■ YOUR TASK ■
Return all of the data exactly, with nothing left out but the pictures.

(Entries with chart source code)

------------------------------------------------------------

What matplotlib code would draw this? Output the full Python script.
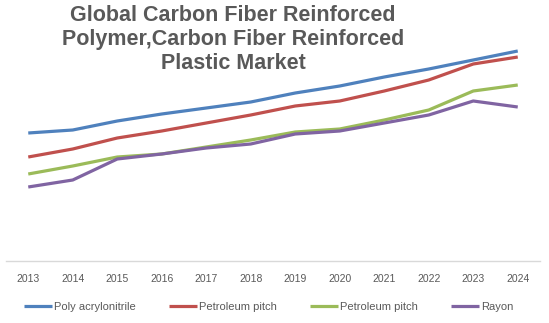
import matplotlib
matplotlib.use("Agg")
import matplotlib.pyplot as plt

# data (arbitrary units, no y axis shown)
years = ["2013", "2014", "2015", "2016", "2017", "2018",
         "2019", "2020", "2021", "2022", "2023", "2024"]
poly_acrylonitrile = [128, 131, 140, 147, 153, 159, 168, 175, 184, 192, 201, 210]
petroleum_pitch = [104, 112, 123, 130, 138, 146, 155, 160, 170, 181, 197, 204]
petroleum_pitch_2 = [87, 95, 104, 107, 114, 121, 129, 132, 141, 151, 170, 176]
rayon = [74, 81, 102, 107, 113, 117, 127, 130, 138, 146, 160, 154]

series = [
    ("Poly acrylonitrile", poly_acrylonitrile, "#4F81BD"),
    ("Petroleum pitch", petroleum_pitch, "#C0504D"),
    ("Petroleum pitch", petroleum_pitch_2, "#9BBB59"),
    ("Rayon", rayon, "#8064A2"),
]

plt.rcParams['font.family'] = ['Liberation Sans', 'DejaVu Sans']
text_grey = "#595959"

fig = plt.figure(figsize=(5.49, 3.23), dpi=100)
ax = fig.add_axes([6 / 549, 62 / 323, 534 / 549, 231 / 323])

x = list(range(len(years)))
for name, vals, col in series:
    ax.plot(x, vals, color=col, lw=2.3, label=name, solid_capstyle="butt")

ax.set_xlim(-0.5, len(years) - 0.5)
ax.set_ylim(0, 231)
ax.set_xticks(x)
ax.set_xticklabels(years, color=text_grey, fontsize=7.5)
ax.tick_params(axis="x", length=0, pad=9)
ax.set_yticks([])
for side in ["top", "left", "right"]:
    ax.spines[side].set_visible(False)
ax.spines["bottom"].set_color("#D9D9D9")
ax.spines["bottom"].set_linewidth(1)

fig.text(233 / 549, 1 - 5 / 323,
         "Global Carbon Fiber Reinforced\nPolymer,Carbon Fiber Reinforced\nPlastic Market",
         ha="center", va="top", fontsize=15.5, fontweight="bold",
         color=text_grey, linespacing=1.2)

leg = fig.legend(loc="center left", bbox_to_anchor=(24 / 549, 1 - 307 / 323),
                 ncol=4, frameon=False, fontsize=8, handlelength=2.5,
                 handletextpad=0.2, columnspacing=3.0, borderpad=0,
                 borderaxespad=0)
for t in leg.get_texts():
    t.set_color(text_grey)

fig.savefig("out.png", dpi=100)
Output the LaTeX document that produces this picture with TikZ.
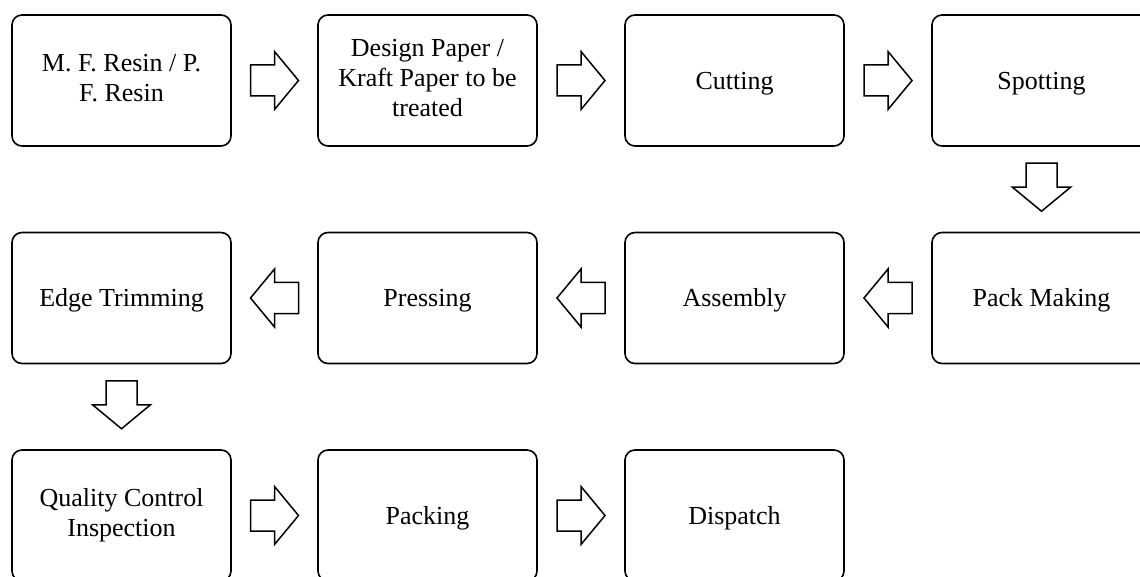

------------------------------------------------------------

■ EXERCISE ANSWER ■
What matplotlib code would draw this? Output the full Python script.
import matplotlib
matplotlib.use("Agg")
import matplotlib.pyplot as plt

# data (arbitrary units, no y axis shown)
years = ["2013", "2014", "2015", "2016", "2017", "2018",
         "2019", "2020", "2021", "2022", "2023", "2024"]
poly_acrylonitrile = [128, 131, 140, 147, 153, 159, 168, 175, 184, 192, 201, 210]
petroleum_pitch = [104, 112, 123, 130, 138, 146, 155, 160, 170, 181, 197, 204]
petroleum_pitch_2 = [87, 95, 104, 107, 114, 121, 129, 132, 141, 151, 170, 176]
rayon = [74, 81, 102, 107, 113, 117, 127, 130, 138, 146, 160, 154]

series = [
    ("Poly acrylonitrile", poly_acrylonitrile, "#4F81BD"),
    ("Petroleum pitch", petroleum_pitch, "#C0504D"),
    ("Petroleum pitch", petroleum_pitch_2, "#9BBB59"),
    ("Rayon", rayon, "#8064A2"),
]

plt.rcParams['font.family'] = ['Liberation Sans', 'DejaVu Sans']
text_grey = "#595959"

fig = plt.figure(figsize=(5.49, 3.23), dpi=100)
ax = fig.add_axes([6 / 549, 62 / 323, 534 / 549, 231 / 323])

x = list(range(len(years)))
for name, vals, col in series:
    ax.plot(x, vals, color=col, lw=2.3, label=name, solid_capstyle="butt")

ax.set_xlim(-0.5, len(years) - 0.5)
ax.set_ylim(0, 231)
ax.set_xticks(x)
ax.set_xticklabels(years, color=text_grey, fontsize=7.5)
ax.tick_params(axis="x", length=0, pad=9)
ax.set_yticks([])
for side in ["top", "left", "right"]:
    ax.spines[side].set_visible(False)
ax.spines["bottom"].set_color("#D9D9D9")
ax.spines["bottom"].set_linewidth(1)

fig.text(233 / 549, 1 - 5 / 323,
         "Global Carbon Fiber Reinforced\nPolymer,Carbon Fiber Reinforced\nPlastic Market",
         ha="center", va="top", fontsize=15.5, fontweight="bold",
         color=text_grey, linespacing=1.2)

leg = fig.legend(loc="center left", bbox_to_anchor=(24 / 549, 1 - 307 / 323),
                 ncol=4, frameon=False, fontsize=8, handlelength=2.5,
                 handletextpad=0.2, columnspacing=3.0, borderpad=0,
                 borderaxespad=0)
for t in leg.get_texts():
    t.set_color(text_grey)

fig.savefig("out.png", dpi=100)
Output the LaTeX document that produces this picture with TikZ.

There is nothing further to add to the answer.